Su sonrisa se amplió, pero el asentimiento era sincero.

—Es un país increíble —dije.

—Sí —asintió encantado—. Tiene razón.

En mi infancia, los viernes por la noche que mi padre estaba fuera, cosa bastante frecuente (era redactor deportivo y viajaba por motivos de trabajo), mi madre y yo seguíamos un ritual: yo tomaba el autobús e iba al centro a buscarla (ella trabajaba en el periódico local), cenábamos en la cafetería Bishop’s y después íbamos al cine.

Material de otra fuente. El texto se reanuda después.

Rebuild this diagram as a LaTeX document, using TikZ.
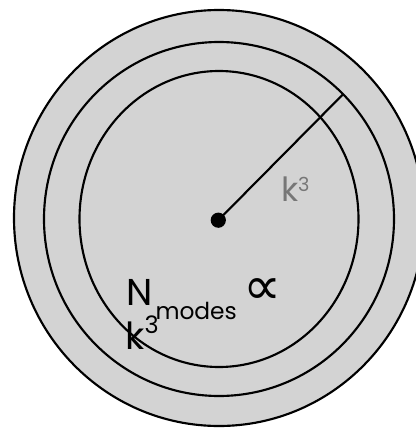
\documentclass[tikz,border=0pt]{standalone}
\usepackage{fontspec}
\setmainfont{Poppins}
\newfontfamily\symfont{DejaVu Sans}
\definecolor{ringfill}{HTML}{D3D3D3}
\definecolor{labelgray}{HTML}{777777}
\begin{document}
\begin{tikzpicture}[x=0.75pt,y=-0.75pt,
  ring/.style={draw=black,line width=1.6pt,fill=ringfill},
  lbl/.style={inner sep=0pt,outer sep=0pt,anchor=base west}]
\useasboundingbox (0,0) rectangle (416,429);
\clip (0,0) rectangle (416,429);
\coordinate (c) at (219,219);
\draw[ring] (219,218) ellipse [x radius=205, y radius=208];
\draw[ring] (c) ellipse [x radius=175, y radius=177];
\draw[ring] (c) ellipse [x radius=139.5, y radius=148];
\node[circle,fill=black,inner sep=0pt,minimum size=11.4pt] (dot) at (218.3,220.2) {};
\coordinate (rim) at (343.3,94);
\draw[line width=1.6pt] (dot.center) -- (rim);
\node[lbl,text=labelgray,font=\fontsize{25}{25}\selectfont] (kr) at (281,201.7)
  {k\raisebox{7.5pt}{\fontsize{14.5}{14.5}\selectfont 3}};
\node[lbl,font=\fontsize{28}{28}\selectfont] (N) at (126.5,305) {N};
\node[lbl,font=\fontsize{17.5}{17.5}\selectfont] (modes) at (155.5,319) {modes};
\node[inner sep=0pt,font=\symfont\fontsize{40}{40}\selectfont] (prop) at (263,291.3) {∝};
\node[lbl,font=\fontsize{28}{28}\selectfont] (k) at (125.5,349)
  {k\raisebox{11.8pt}{\fontsize{18}{18}\selectfont 3}};
\end{tikzpicture}
\end{document}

No pretendo insinuar que mi madre abusara de la confianza que yo depositaba en ella en el proceso de selección, pero resultaba misterioso que todas las películas que me apetecían acabaran de quitarlas y termináramos viendo alguna repleta de asesinatos, pasiones y traiciones, normalmente con Jeff Chandler como protagonista —por quien mi madre sentía una insólita admiración—, y casi siempre en un papel que exigía que estuviera mucho rato con el pecho al aire.

—Oh —exclamaba ella, en un tono de sincero disgusto—.
Veinte mil leguas de viaje submarino
ya no la hacen. Pero en el Orpheum han estrenado una nueva de Jeff Chandler,
Tame Lust
. ¿Qué te parece si vamos a verla?

No sé si con el tiempo estas películas se han difuminado en una sola en mi recuerdo o es que eran idénticas, pero a mí me parecía que siempre tenían los mismos elementos: mucha conversación, montones de abrazos apasionados con Lana Turner o alguna otra rubia estupenda, algún tiroteo ocasional que terminaba con alguien agarrándose el estómago, dando cuatro pasos tambaleantes y vertiendo una modesta cantidad de sangre (para mi decepción), y algún fragmento en que Chandler iba en lancha o hacía de guardacostas en bañador. (Sin mirar la pantalla ya sabía cuáles eran las escenas del bañador por la avidez con que mi madre chupaba sus caramelos de limón.) Si no había ninguna película de Jeff Chandler en cartel —y a lo mejor pasaban semanas enteras sin que pusieran ninguna— íbamos a ver otra cosa.